§ EXERCISE GOAL
Return a copy of every line in the records that includes the word "diagram".

§ RECORD EXCERPTS

_____

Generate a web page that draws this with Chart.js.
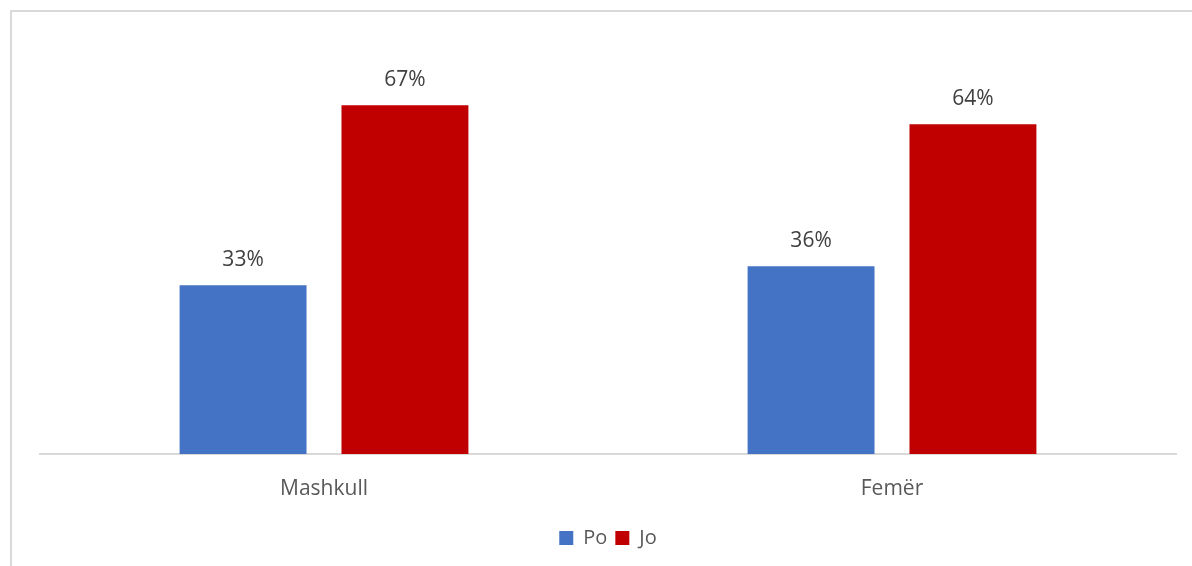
<!DOCTYPE html>
<html>
<head>
<meta charset="utf-8">
<script src="https://cdn.jsdelivr.net/npm/chart.js@4"></script>
<style>
  html, body { margin: 0; padding: 0; background: #fff; }
  #wrap { position: relative; width: 1192px; height: 566px; overflow: hidden; }
  #frame { position: absolute; left: 10px; top: 10px; width: 1200px; height: 600px;
           border-left: 2px solid #d9d9d9; border-top: 2px solid #d9d9d9; }
  canvas { position: absolute; left: 0; top: 0; }
</style>
</head>
<body>
<div id="wrap">
  <div id="frame"></div>
  <canvas id="chart" width="1192" height="566"></canvas>
</div>
<script>
const categories = ['Mashkull', 'Femër'];
const poValues = [32.6, 36.3];
const joValues = [67.4, 63.7];
const seriesNames = ['Po', 'Jo'];

const FONT = '"Open Sans", sans-serif';

document.addEventListener('DOMContentLoaded', function () {
  const ctx = document.getElementById('chart').getContext('2d');

  // draw the rounded percentage above each bar
  const valueLabels = {
    id: 'valueLabels',
    afterDatasetsDraw(chart) {
      const c = chart.ctx;
      c.save();
      c.font = '21px ' + FONT;
      c.fillStyle = '#404040';
      c.textAlign = 'center';
      c.textBaseline = 'middle';
      chart.data.datasets.forEach((ds, i) => {
        chart.getDatasetMeta(i).data.forEach((bar, j) => {
          c.fillText(Math.round(ds.data[j]) + '%', bar.x, bar.y - 25);
        });
      });
      c.restore();
    }
  };

  new Chart(ctx, {
    type: 'bar',
    data: {
      labels: categories,
      datasets: [{
        label: seriesNames[0],
        data: poValues,
        backgroundColor: '#4472C4'
      }, {
        label: seriesNames[1],
        data: joValues,
        backgroundColor: '#C00000'
      }]
    },
    options: {
      responsive: false,
      animation: false,
      categoryPercentage: 0.57,
      barPercentage: 0.784,
      layout: { padding: { left: 40, right: 16, top: 40, bottom: 8 } },
      plugins: {
        legend: {
          position: 'bottom',
          labels: {
            boxWidth: 14,
            boxHeight: 14,
            padding: 8,
            color: '#595959',
            font: { size: 20, family: FONT }
          }
        },
        tooltip: { enabled: false }
      },
      scales: {
        x: {
          grid: { display: false },
          border: { color: '#d9d9d9', width: 2 },
          ticks: {
            padding: 14,
            color: '#595959',
            font: { size: 21, family: FONT }
          },
          afterFit(scale) { scale.height = 66; }
        },
        y: {
          display: false,
          min: 0,
          max: 80
        }
      }
    },
    plugins: [valueLabels]
  });
});
</script>
</body>
</html>
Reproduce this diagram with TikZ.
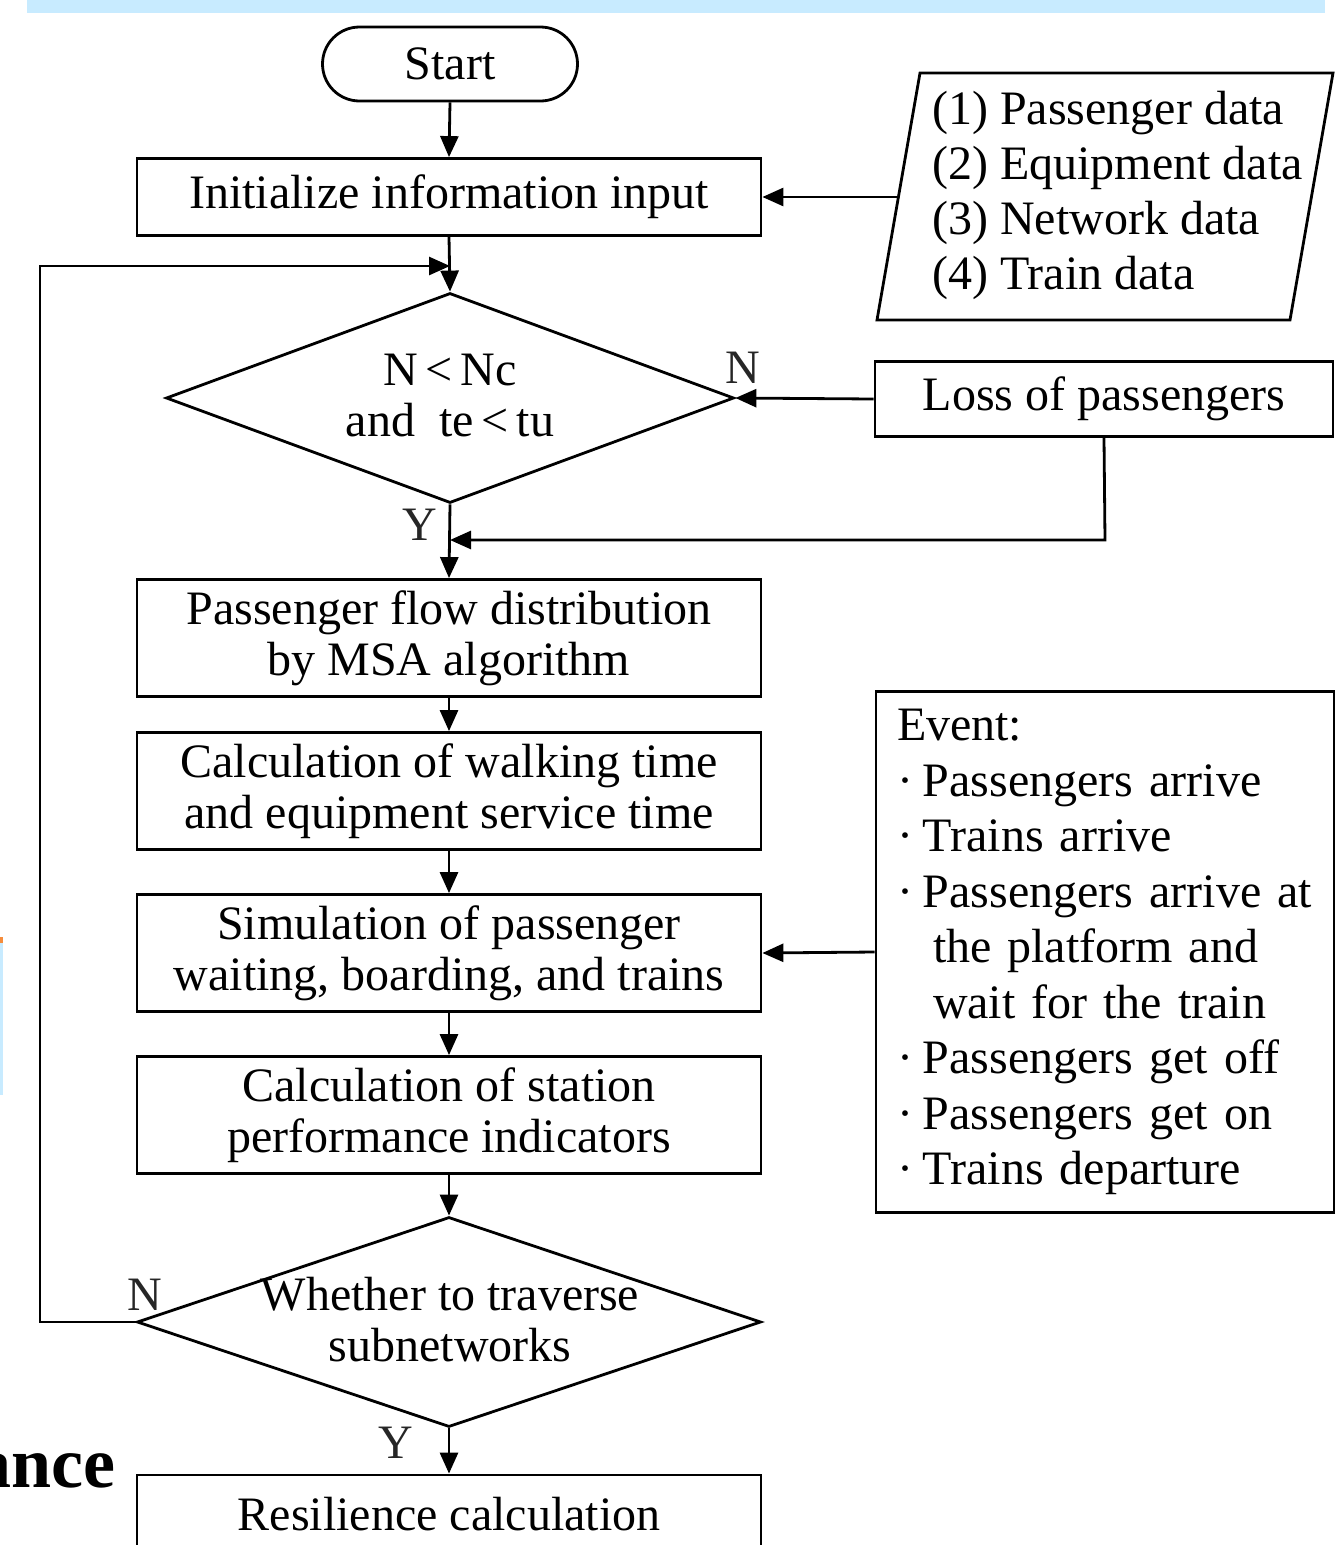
\documentclass[tikz,border=0pt]{standalone}
\usepackage{fontspec}
\setmainfont{Liberation Serif}
\usetikzlibrary{arrows.meta,shapes.geometric,calc}
\definecolor{banner}{RGB}{200,235,255}
\definecolor{orng}{RGB}{245,140,60}
\newcommand{\evdot}{\makebox[26pt][l]{·}}
\begin{document}
\begin{tikzpicture}[x=1pt,y=-1pt,
  every node/.style={font=\fontsize{48}{51}\selectfont},
  proc/.style={draw, line width=2.8pt, minimum width=624pt, inner sep=0pt, align=center},
  dia/.style={draw, line width=2.8pt, shape=diamond, inner sep=0pt},
  lbl/.style={inner sep=0pt, text=black!85},
  conn/.style={line width=2.8pt},
  arr/.style={line width=2.8pt, -{Triangle[length=21pt,width=18pt]}}]
\useasboundingbox (0,0) rectangle (1336,1545);
\clip (0,0) rectangle (1336,1545);
% screenshot remnants
\fill[banner] (27,0) rectangle (1325,13);
\fill[banner] (0,940) rectangle (3,1095);
\fill[orng] (0,937) rectangle (3,943);
\node[anchor=base east, inner sep=0pt, font=\fontsize{72}{76}\selectfont\bfseries] (ance) at (116,1487) {ance};

% start
\node[draw, line width=2.8pt, rounded corners=37pt, minimum width=255pt, minimum height=74pt, inner sep=0pt] (start) at (450,64) {Start};
% init
\node[proc, minimum height=77pt] (init) at (449,197) {Initialize information input};
% data parallelogram
\coordinate (p1) at (920,73);
\coordinate (p2) at (1333,73);
\coordinate (p3) at (1290,320);
\coordinate (p4) at (877,320);
\draw[line width=2.8pt] (p1) -- (p2) -- (p3) -- (p4) -- cycle;
\node[align=left, anchor=west, inner sep=0pt, font=\fontsize{48}{55}\selectfont] (data) at (932,195) {(1) Passenger data\\(2) Equipment data\\(3) Network data\\(4) Train data};
\coordinate (dataL) at (898,197);
% decision 1
\node[dia, minimum width=568pt, minimum height=210pt] (d1) at (450,398) {};
\node[align=center, inner sep=0pt] (d1t) at (450,396) {N\,<\,Nc\\and\ \ te\,<\,tu};
% loss
\node[draw, line width=2.8pt, minimum width=458pt, minimum height=75pt, inner sep=0pt] (loss) at (1104,399) {Loss of passengers};
% process boxes
\node[proc, minimum height=117pt] (b2) at (449,638) {Passenger flow distribution\\by MSA algorithm};
\node[proc, minimum height=117pt] (b3) at (449,791) {Calculation of walking time\\and equipment service time};
\node[proc, minimum height=117pt] (b4) at (449,953) {Simulation of passenger\\waiting, boarding, and trains};
\node[proc, minimum height=117pt] (b5) at (449,1115) {Calculation of station\\performance indicators};
% decision 2
\node[dia, minimum width=624pt, minimum height=210pt] (d2) at (449,1322) {};
\node[align=center, inner sep=0pt] (d2t) at (450,1320) {Whether to traverse\\subnetworks};
% final
\node[proc, minimum height=78pt] (fin) at (449,1514) {Resilience calculation};
% event box
\node[draw, line width=2.8pt, minimum width=458pt, minimum height=521pt, inner xsep=21pt, inner ysep=0pt, text width=416pt, align=left, font=\fontsize{48}{55.5}\selectfont] (ev) at (1105,952) {Event:\\
\evdot Passengers arrive\\
\evdot Trains arrive\\
\evdot Passengers arrive at\\
\hspace*{36pt}the platform and\\
\hspace*{36pt}wait for the train\\
\evdot Passengers get off\\
\evdot Passengers get on\\
\evdot Trains departure};

% labels
\node[lbl] (n1) at (743,368) {N};
\node[lbl] (y1) at (420,525) {Y};
\node[lbl] (n2) at (145,1295) {N};
\node[lbl] (y2) at (396,1443) {Y};

% connectors
\coordinate (loopL) at (40,1322);
\coordinate (loopT) at (40,266);
\coordinate (loopE) at (450,266);
\coordinate (lossD) at (1105,540);
\coordinate (lossE) at (450,540);
\draw[arr] (start.south) -- (init.north);
\draw[arr] (dataL) -- (init.east);
\draw[arr] (init.south) -- (d1.north);
\draw[conn] (d2.west) -- (loopL) -- (loopT) -- (430,266);
\draw[arr] (loopT) -- (loopE);
\draw[arr] (loss.west) -- (d1.east);
\draw[conn] (loss.south) -- (lossD) -- (470,540);
\draw[arr] (lossD) -- (lossE);
\draw[arr] (d1.south) -- (b2.north);
\draw[arr] (b2.south) -- (b3.north);
\draw[arr] (b3.south) -- (b4.north);
\draw[arr] (b4.south) -- (b5.north);
\draw[arr] (b5.south) -- (d2.north);
\draw[arr] (ev.west) -- (b4.east);
\draw[arr] (d2.south) -- (fin.north);
\end{tikzpicture}
\end{document}
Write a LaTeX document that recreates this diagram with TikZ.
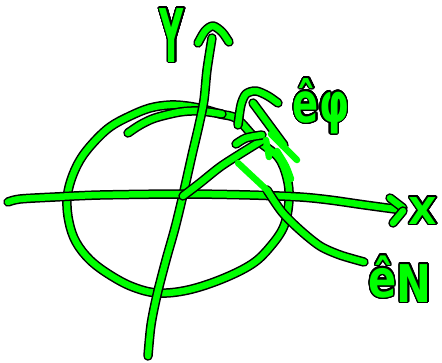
\documentclass[tikz,border=0pt]{standalone}
\usepackage{fontspec}
\setmainfont{DejaVu Sans}
\usepackage{contour}
\contourlength{1.4pt}
\contournumber{32}
\definecolor{pen}{HTML}{00FF00}
\newcommand{\pentxt}[1]{{\color{pen}\contour{black}{#1}}}
\tikzset{
  ink/.style={draw=black, line width=1.5pt, double=pen, double distance=6.5pt, line cap=round, line join=round},
  bright/.style={draw=pen, line width=6.5pt, line cap=round, line join=round},
  lab/.style={inner sep=0pt, anchor=base, font=\bfseries}
}
\begin{document}
\begin{tikzpicture}[x=1pt,y=-1pt]
\useasboundingbox (0,0) rectangle (442,362);
% circle
\draw[ink] plot[smooth cycle, tension=0.6] coordinates {(257,140) (237,119) (220,114) (203,109) (187,106) (170,105) (150,108) (130,116) (110,127) (93,143) (80,160) (71,180) (67,200) (69,222) (76,242) (90,260) (110,275) (133,287) (158,293) (188,290) (222,279) (252,264) (270,247) (284,226) (289,200) (287,178) (278,157)};
% inner arc
\draw[ink] plot[smooth] coordinates {(128,133) (140,125) (155,118) (180,112) (200,111) (222,114)};
% Y axis
\draw[ink] plot[smooth] coordinates {(148,356) (151,325) (157,295) (166,260) (175,228) (183,195) (192,155) (199,125) (204,100) (207,70) (212,38)};
\draw[ink] plot[smooth] coordinates {(198,43) (205,31) (213,26) (222,32) (229,42)};
% X axis
\draw[ink] plot[smooth] coordinates {(8,202) (20,199) (55,197) (100,195) (183,194) (250,195) (300,197) (330,200) (365,205) (402,210)};
\draw[ink] (390,198) -- (403,208);
\draw[ink] (393,223) -- (403,211);
% radial line
\draw[ink] plot[smooth] coordinates {(183,196) (200,183) (220,167) (240,154) (261,141)};
% small hook
\draw[ink] plot[smooth] coordinates {(236,144) (246,138) (262,135)};
% arch
\draw[ink] plot[smooth] coordinates {(238,125) (241,105) (246,94) (256,91) (268,96) (278,103)};
% shaft
\draw[ink] (253,103) -- (284,145);
% e_N line
\draw[ink] plot[smooth] coordinates {(267,190) (282,212) (300,230) (320,246) (340,255) (364,262)};
% bright strokes
\draw[bright] (238,163) -- (268,191);
\draw[bright] (266,140) -- (269,157);
\draw[bright] (271,134) -- (297,160);
\draw[bright] plot[smooth] coordinates {(277,151) (286,166) (291,179)};
% labels
\node[lab] (ylab) at (172,62) {\fontsize{74}{74}\selectfont\pentxt{\scalebox{0.45}[1]{Y}}};
\node[lab] (xlab) at (423,224) {\fontsize{37}{37}\selectfont\pentxt{X}};
\node[lab] (ephi) at (321,122) {\fontsize{55}{55}\selectfont\pentxt{\scalebox{0.7}[1]{ê}}\pentxt{\scalebox{0.7}[1]{φ}}};
\node[lab] (eN) at (400,297) {\fontsize{52}{52}\selectfont\pentxt{\scalebox{0.8}[1]{ê}}\raisebox{-5pt}{\pentxt{\scalebox{0.8}[1]{N}}}};
\end{tikzpicture}
\end{document}
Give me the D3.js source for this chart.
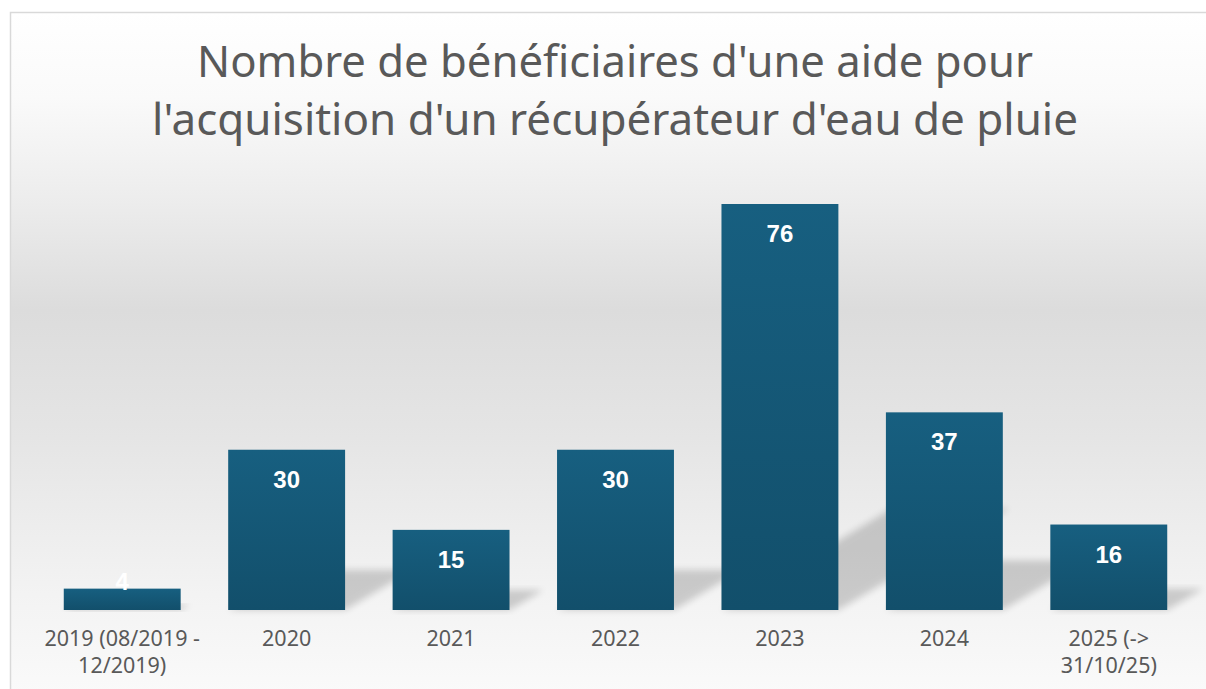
<!DOCTYPE html>
<html><head><meta charset="utf-8">
<script src="https://cdn.jsdelivr.net/npm/d3@7"></script>
<style>html,body{margin:0;padding:0;background:#fff;}svg{display:block;}</style>
</head><body>
<script>
const categories = ["2019 (08/2019 -\n12/2019)", "2020", "2021", "2022", "2023", "2024", "2025 (->\n31/10/25)"];
const values = [4, 30, 15, 30, 76, 37, 16];
const titleLines = ["Nombre de bénéficiaires d'une aide pour", "l'acquisition d'un récupérateur d'eau de pluie"];

const W = 1206, H = 689;
const svg = d3.select("body").append("svg").attr("width", W).attr("height", H);
const defs = svg.append("defs");

const bg = defs.append("linearGradient").attr("id","bg").attr("x1",0).attr("y1",0).attr("x2",0).attr("y2",1);
[[0,"#ffffff"],[0.12,"#fafafa"],[0.27,"#ececec"],[0.42,"#dcdcdc"],[0.6,"#e5e5e5"],[0.82,"#f3f3f3"],[1,"#fcfcfc"]]
  .forEach(s=>bg.append("stop").attr("offset",s[0]).attr("stop-color",s[1]));

const bg2 = defs.append("linearGradient").attr("id","bar").attr("x1",0).attr("y1",0).attr("x2",0).attr("y2",1);
bg2.append("stop").attr("offset",0).attr("stop-color","#175f80");
bg2.append("stop").attr("offset",1).attr("stop-color","#124f6b");

defs.append("filter").attr("id","blur").attr("x","-20%").attr("y","-20%").attr("width","140%").attr("height","140%")
  .append("feGaussianBlur").attr("stdDeviation",3.5);

svg.append("rect").attr("x",10.5).attr("y",12.5).attr("width",W+20).attr("height",H+20)
  .attr("fill","url(#bg)").attr("stroke","#d9d9d9").attr("stroke-width",1.5);

const x = d3.scaleBand().domain(categories).range([40, 1191]).paddingInner(0.289).paddingOuter(0.1445);
const y = d3.scaleLinear().domain([0, 76]).range([610, 204]);

// shadows
const g = svg.append("g");
g.selectAll("path.sh").data(values).join("path").attr("class","sh")
  .attr("d",(v,i)=>{
    const x0 = x(categories[i]), x1 = x0 + x.bandwidth(), b = y(0), h = y(0)-y(v);
    const dx = 0.42*h, dy = 0.25*h;
    return `M${x0},${b}L${x1},${b}L${x1+dx},${b-dy}L${x0+dx},${b-dy}Z`;
  })
  .attr("fill","#000").attr("opacity",0.17).attr("filter","url(#blur)");

// bars
g.selectAll("rect.bar").data(values).join("rect").attr("class","bar")
  .attr("x",(v,i)=>x(categories[i])).attr("width",x.bandwidth())
  .attr("y",v=>y(v)).attr("height",v=>y(0)-y(v)).attr("fill","url(#bar)");

// data labels
g.selectAll("text.val").data(values).join("text").attr("class","val")
  .attr("x",(v,i)=>x(categories[i])+x.bandwidth()/2)
  .attr("y",v=>Math.min(y(v)+38, y(0)-20))
  .attr("text-anchor","middle").attr("fill","#ffffff")
  .attr("font-family","'Liberation Sans', Arial, sans-serif").attr("font-weight","bold").attr("font-size",24)
  .text(v=>v);

// axis labels
const ax = svg.append("g");
categories.forEach(c=>{
  const t = ax.append("text").attr("x",x(c)+x.bandwidth()/2).attr("y",646)
    .attr("text-anchor","middle").attr("fill","#595959")
    .attr("font-family","'Noto Sans', sans-serif").attr("font-size",21.5);
  c.split("\n").forEach((l,k)=>t.append("tspan").attr("x",x(c)+x.bandwidth()/2).attr("dy",k?27:0).text(l));
});

// title
const tg = svg.append("g");
const titleW = [836, 926];
titleLines.forEach((l,i)=>{
  const t = tg.append("text").attr("x",615).attr("y",i?135:77).attr("text-anchor","middle")
    .attr("fill","#595959").attr("font-family","'Noto Sans', sans-serif").attr("font-size",40).text(l);
  const w = t.node().getComputedTextLength();
  t.attr("font-size", 40*titleW[i]/w);
});
</script>
</body></html>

_____

§ COMPLETE ANSWER
Reproduce this diagram with TikZ.
Write a LaTeX document that recreates this diagram with TikZ.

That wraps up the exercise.